You see all these people going about in pairs, looking at each other with mooning eyes, and handing each other lavish chocolates and recently dying flowers that still maintain their vibrant red color. You pass by the entire wall’s worth of cards dedicated to the very concept of love, and you wish you had someone to share it with, but since you don’t you hate all of the sentiment attached to this “day of love.”
And at the same time I was the one buying those cherries, dipping them in chocolate (and doing it badly, mind you), and giving them to someone who didn’t care one way or another about the “things.” Because Valentine’s is supposed to be about showing love, not showing who can be the gaudiest, or about who has the funds to hire a Barbershop Quartet to serenade their girlfriend at work (luckily it falls on a Saturday this year – phew!), or even about which card sings and which card doesn’t (the difference is a whopping 8 bucks).
Showing love doesn’t mean buying things. It means spending time, which is why so many have co-opted the holiday to include things other than romantic love.
Good for you! Seriously, though, St. Valentine himself was all about love in all of its forms. Remember when you were in grade school and you loved the day because you got to hand out little cards and little candies to everyone in the class. You probably also hugged everyone like it was going out of style because love meant being there for each other, enjoying each others’ company. It meant spending the time together, laughing and having fun, and it should still mean the same even now that you’ve grown up.

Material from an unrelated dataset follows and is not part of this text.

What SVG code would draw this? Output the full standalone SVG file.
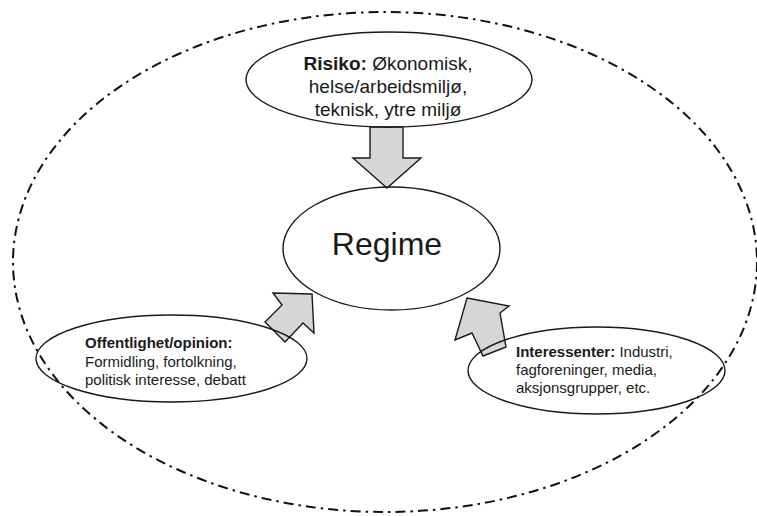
<svg xmlns="http://www.w3.org/2000/svg" width="757" height="516" viewBox="0 0 757 516">
<style>
.bg{fill:#ffffff}
.outer{fill:none;stroke:#111;stroke-width:2;stroke-dasharray:10 5 2.5 5}
.node{fill:none;stroke:#1a1a1a;stroke-width:1.4}
.arrow{fill:#d6d6d6;stroke:#1a1a1a;stroke-width:1.4;stroke-linejoin:miter}
text{font-family:"Liberation Sans",Arial,sans-serif;fill:#1a1a1a}
.t19{font-size:19px}
.t15{font-size:15px}
.b{font-weight:bold}
.big{font-size:32px}
</style>
<rect class="bg" x="0" y="0" width="757" height="516"/>
<g id="boundary">
<ellipse class="outer" cx="385" cy="262" rx="372" ry="250"/>
</g>
<g id="connectors">
<polygon class="arrow" points="370,127 403,127 403,158 421,158 387,188 353,158 370,158"/>
<polygon class="arrow" points="273,293 312,294 314,333 303,323 285,342 265,322 282,305"/>
<polygon class="arrow" points="467,298 509,306 500,313 506,347 483,356 472,333 455,340"/>
</g>
<g id="risiko">
<ellipse class="node" cx="389" cy="79.5" rx="143" ry="47.5"/>
<text class="t19" x="388" y="70" text-anchor="middle"><tspan class="b">Risiko:</tspan> Økonomisk,</text>
<text class="t19" x="388" y="93" text-anchor="middle">helse/arbeidsmiljø,</text>
<text class="t19" x="388" y="116" text-anchor="middle">teknisk, ytre miljø</text>
</g>
<g id="regime">
<ellipse class="node" cx="391.5" cy="248.5" rx="108.5" ry="61.5"/>
<text class="big" x="387" y="255" text-anchor="middle">Regime</text>
</g>
<g id="offentlighet">
<ellipse class="node" cx="171.5" cy="358.5" rx="135.5" ry="43.5"/>
<text class="t15 b" x="85" y="348">Offentlighet/opinion:</text>
<text class="t15" x="85" y="367">Formidling, fortolkning,</text>
<text class="t15" x="85" y="385">politisk interesse, debatt</text>
</g>
<g id="interessenter">
<ellipse class="node" cx="596.5" cy="370.5" rx="128.5" ry="43.5"/>
<text class="t15" x="516" y="357"><tspan class="b">Interessenter:</tspan> Industri,</text>
<text class="t15" x="516" y="375">fagforeninger, media,</text>
<text class="t15" x="516" y="393">aksjonsgrupper, etc.</text>
</g>
</svg>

Sure, your friends are now old like you, and maybe they don’t remember that feeling from grade school, but you do, and you can bring it back. Valentine’s doesn’t just have to be about those of us fogies who’ve been together with another fogie for an eternity. It can also be about bringing back familial love, agape love, the love of family and friends. Bring back those little cards and those cheap little chocolates, or at least the feeling that they brought, instead of hating on those people who can appreciate the other type of love, that romantic feeling that can fizzle and fade. Because remember — it’s your friends and family who have been there for you, and who will be there for you regardless of what goes on.
Oh, and I like Hershey’s chocolate bars best. Thanks for remembering.